Sam Altman said AI will be sold like electricity and water. Tech companies are spending hundreds of billions building the infrastructure to support it

OpenAI CEO Sam Altman predicted AI will become a utility like electricity or water, with users paying for access on demand, while tech companies invest hundreds of billions in infrastructure. However, delays in electrical components and data center construction are slowing the build-out of AI’s foundational systems, despite massive funding commitments from firms like Alphabet and Amazon.
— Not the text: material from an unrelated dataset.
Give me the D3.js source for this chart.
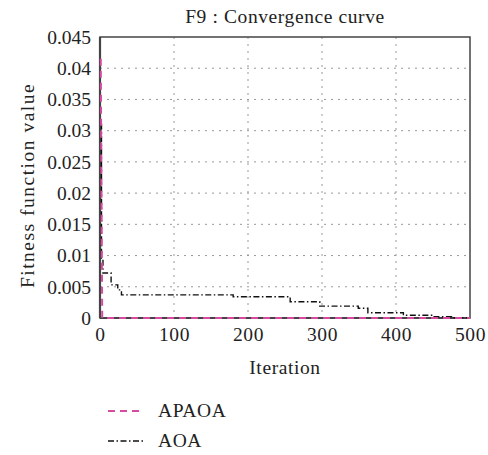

OpenAI CEO Sam Altman envisioned AI as a utility akin to electricity or water during the BlackRock U.S. Infrastructure Summit in Washington, D.C., on March 11. He stated that AI providers will eventually sell intelligence as a metered service, allowing users to pay for access as needed. This vision aligns with tech giants pouring hundreds of billions into AI infrastructure, including data centers, cooling systems, and computing power. Alphabet, Google’s parent company, raised $84.75 billion in equity this week—exceeding its initial $80 billion target—with $10 billion from Berkshire Hathaway. The funds will support AI infrastructure and global compute, with 2026 capital spending projected at $180–$190 billion. Amazon alone plans to invest $200 billion, contributing to a combined tech industry spending surge to over $700 billion this year, up from earlier estimates of $600 billion. Industry leaders warn that demand may outpace supply. At CES in January, AMD CEO Lisa Su projected a need for over 10 yottaflops of compute capacity in the next five years—a scale 10,000 times larger than 2022’s global AI capacity. Yet, progress is lagging: only about one-third of the 12 gigawatts of U.S. data center capacity planned for 2026 is currently under construction, with the rest delayed due to supply chain bottlenecks. The primary bottleneck is electrical infrastructure, particularly high-voltage transformers and grid-tie batteries. Lead times for critical components have ballooned from 7–14 months pre-2020 to up to four years for high-capacity units, according to industry trackers. The *Wall Street Journal* reported that America’s data center expansion is falling behind schedule, risking delays in scaling AI’s underlying systems. Despite the challenges, tech firms remain committed to expanding AI’s infrastructure. Alphabet’s latest funding and Amazon’s $200 billion pledge underscore the industry’s determination to meet growing demand. However, the pace of construction and component availability will determine whether AI can evolve into the utility Altman envisions.